Entenda-se, pois, que a iniciativa de desencadear o procedimento legislativo para a concessão da revisão geral anual aos servidores públicos é ato discricionário do Chefe do Poder Executivo, não cabendo ao Judiciário suprir tal omissão.
Reynaldo Porchat(obra citada, pág. 11 e seguintes) lembra definições: direito adquirido é o que entrou em nosso domínio e não pode ser retirado por aquele de quem o adquirimos.
Para Bergman, citado por Reynaldo Porchat, é o direito adquirido de modo irrevogável, segundo a lei do tempo, em virtude de fatos concretos.
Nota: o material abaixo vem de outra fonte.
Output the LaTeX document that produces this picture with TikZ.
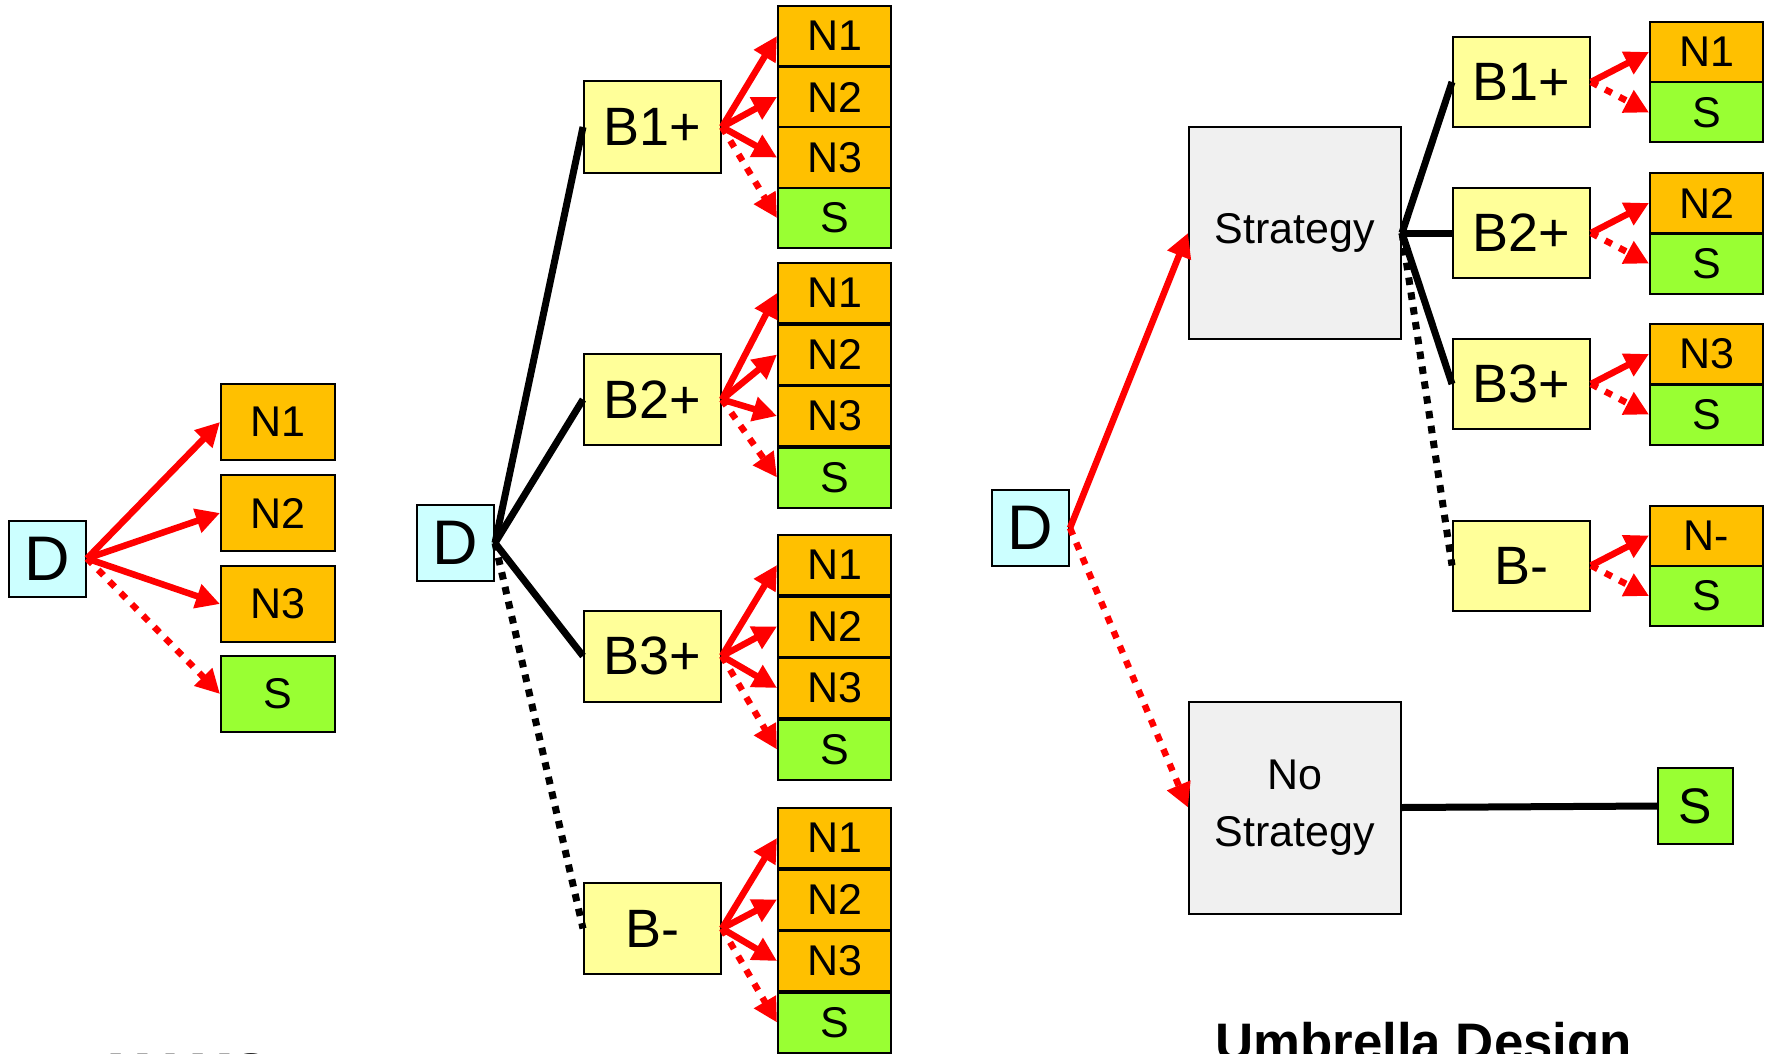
\documentclass[tikz,border=0pt]{standalone}
\usepackage{fontspec}
\setmainfont{Liberation Sans}
\usetikzlibrary{arrows.meta}

\definecolor{dcol}{HTML}{CCFFFF}
\definecolor{bcol}{HTML}{FFFF99}
\definecolor{ncol}{HTML}{FFC000}
\definecolor{scol}{HTML}{99FF33}
\definecolor{gcol}{HTML}{F0F0F0}

\begin{document}
\begin{tikzpicture}[x=0.5pt,y=-0.5pt,
  box/.style={draw=black,line width=1pt,inner sep=0pt},
  dbox/.style={box,fill=dcol,minimum width=38.5pt,minimum height=38pt,font=\fontsize{31.5}{36}\selectfont},
  bbox/.style={box,fill=bcol,minimum width=68.5pt,minimum height=45.5pt,font=\fontsize{27}{32}\selectfont},
  nbox/.style={box,fill=ncol,minimum width=56.5pt,minimum height=30pt,font=\fontsize{21.5}{25}\selectfont},
  sbox/.style={nbox,fill=scol},
  tall/.style={minimum width=57pt,minimum height=38pt},
  gbox/.style={box,fill=gcol,minimum width=106pt,minimum height=106pt,align=center,font=\fontsize{21.5}{28.75}\selectfont},
  arr/.style={draw=red,line width=3.25pt,-{Triangle[length=12pt,width=12pt]}},
  darr/.style={arr,dash pattern=on 3.75pt off 4.25pt},
  link/.style={draw=black,line width=3.5pt},
  dlink/.style={link,dash pattern=on 3.75pt off 3.75pt},
  title/.style={inner sep=0pt,anchor=base west,font=\fontsize{26.4}{30}\selectfont\bfseries}]
\useasboundingbox (0,0) rectangle (1767,1054);

% left tree
\node[dbox] (dl) at (47.5,558.5) {D};
\node[nbox,tall] (ln1) at (278,422) {N1};
\node[nbox,tall] (ln2) at (278,513) {N2};
\node[nbox,tall] (ln3) at (278,604) {N3};
\node[sbox,tall] (ls) at (278,694) {S};
\path (dl.east) edge[arr] (ln1.west) edge[arr] (ln2.west) edge[arr] (ln3.west);
\draw[darr] (dl.east) -- (ls.west);
\node[title] (tl) at (107,1090) {MAMS};

% middle tree
\node[dbox] (dm) at (455.5,543) {D};
\node[bbox] (mb1) at (652.5,127) {B1+};
\node[bbox] (mb2) at (652.5,399.5) {B2+};
\node[bbox] (mb3) at (652.5,656) {B3+};
\node[bbox] (mb4) at (652.5,928.5) {B-};
\path (dm.east) edge[link] (mb1.west) edge[link] (mb2.west) edge[link] (mb3.west);
\draw[dlink] (dm.east) -- (mb4.west);

\node[nbox] (m1n1) at (834.5,36) {N1};
\node[nbox] (m1n2) at (834.5,97) {N2};
\node[nbox] (m1n3) at (834.5,157.5) {N3};
\node[sbox] (m1s) at (834.5,218) {S};
\node[nbox] (m2n1) at (834.5,293) {N1};
\node[nbox] (m2n2) at (834.5,354.5) {N2};
\node[nbox] (m2n3) at (834.5,416) {N3};
\node[sbox] (m2s) at (834.5,477.5) {S};
\node[nbox] (m3n1) at (834.5,565) {N1};
\node[nbox] (m3n2) at (834.5,626.5) {N2};
\node[nbox] (m3n3) at (834.5,688) {N3};
\node[sbox] (m3s) at (834.5,749.5) {S};
\node[nbox] (m4n1) at (834.5,838) {N1};
\node[nbox] (m4n2) at (834.5,899.5) {N2};
\node[nbox] (m4n3) at (834.5,961) {N3};
\node[sbox] (m4s) at (834.5,1022.5) {S};

\path (mb1.east) edge[arr] (m1n1.west) edge[arr] (m1n2.west) edge[arr] (m1n3.west);
\draw[darr] (mb1.east) -- (m1s.west);
\path (mb2.east) edge[arr] (m2n1.west) edge[arr] (m2n2.west) edge[arr] (m2n3.west);
\draw[darr] (mb2.east) -- (m2s.west);
\path (mb3.east) edge[arr] (m3n1.west) edge[arr] (m3n2.west) edge[arr] (m3n3.west);
\draw[darr] (mb3.east) -- (m3s.west);
\path (mb4.east) edge[arr] (m4n1.west) edge[arr] (m4n2.west) edge[arr] (m4n3.west);
\draw[darr] (mb4.east) -- (m4s.west);

% umbrella tree
\node[dbox] (dr) at (1030.5,528) {D};
\node[gbox] (strat) at (1295,233) {Strategy};
\node[gbox] (nostrat) at (1295,807.5) {No\\Strategy};
\draw[arr] (dr.east) -- (strat.west);
\draw[darr] (dr.east) -- (nostrat.west);

\node[bbox,minimum height=45pt] (rb1) at (1521.5,82) {B1+};
\node[bbox,minimum height=45pt] (rb2) at (1521.5,233) {B2+};
\node[bbox,minimum height=45pt] (rb3) at (1521.5,384) {B3+};
\node[bbox,minimum height=45pt] (rb4) at (1521.5,565.5) {B-};
\path (strat.east) edge[link] (rb1.west) edge[link] (rb2.west) edge[link] (rb3.west);
\draw[dlink] (strat.east) -- (rb4.west);

\node[nbox] (r1n) at (1706.5,52) {N1};
\node[sbox] (r1s) at (1706.5,112.5) {S};
\node[nbox] (r2n) at (1706.5,203) {N2};
\node[sbox] (r2s) at (1706.5,263.5) {S};
\node[nbox] (r3n) at (1706.5,354) {N3};
\node[sbox] (r3s) at (1706.5,414.5) {S};
\node[nbox] (r4n) at (1706.5,535.5) {N-};
\node[sbox] (r4s) at (1706.5,596) {S};
\draw[arr] (rb1.east) -- (r1n.west);
\draw[darr] (rb1.east) -- (r1s.west);
\draw[arr] (rb2.east) -- (r2n.west);
\draw[darr] (rb2.east) -- (r2s.west);
\draw[arr] (rb3.east) -- (r3n.west);
\draw[darr] (rb3.east) -- (r3s.west);
\draw[arr] (rb4.east) -- (r4n.west);
\draw[darr] (rb4.east) -- (r4s.west);

\node[sbox,minimum width=37.5pt,minimum height=38pt,font=\fontsize{25}{30}\selectfont] (sr) at (1695.5,806) {S};
\draw[link] (nostrat.east) -- (sr.west);
\node[title] (tr) at (1215,1060) {Umbrella Design};
\end{tikzpicture}
\end{document}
É certo que Paulo de Lacerda(Manual do Código Civil Brasileiro, vol. I, 1ª parte, pág. 115 a 214) obtemperou, ao aduzir que na definição de Gabba se encontra apenas defeito de redação uma vez que segundo ele, o patrimônio individual, mencionado na definição geral de direito adquirido, não há razão para ser entendido unicamente em sentido econômico, sendo a condição jurídica do indivíduo composta não só de direitos econômicos, mas de atributos e qualidades úteis pessoais de estado e de capacidade.
Na lição de Limongi França(A irretroatividade das leis e o direito adquirido, São Paulo, Revista dos Tribunais, 1982, pág. 204), o direito adquirido é a consequência de uma lei, por via direta ou por intermédio de fato idôneo; consequência que, tendo passado a integrar o patrimônio material ou moral do sujeito, não se fez valer antes da vigência da lei nova sobre o mesmo objeto.
A matéria é de discricionariedade administrativa não havendo que falar em dívidas de valor.
A União Federal poderá ajuizar com relação as liminares que venham a ser concedidas, o remédio da suspensão da liminar, alegando grave risco à saúde das finanças, e, no mérito, por envolver decisão antecipada de mérito, de caráter urgente, agravo de instrumento, em face de um grave risco de dano irreparável.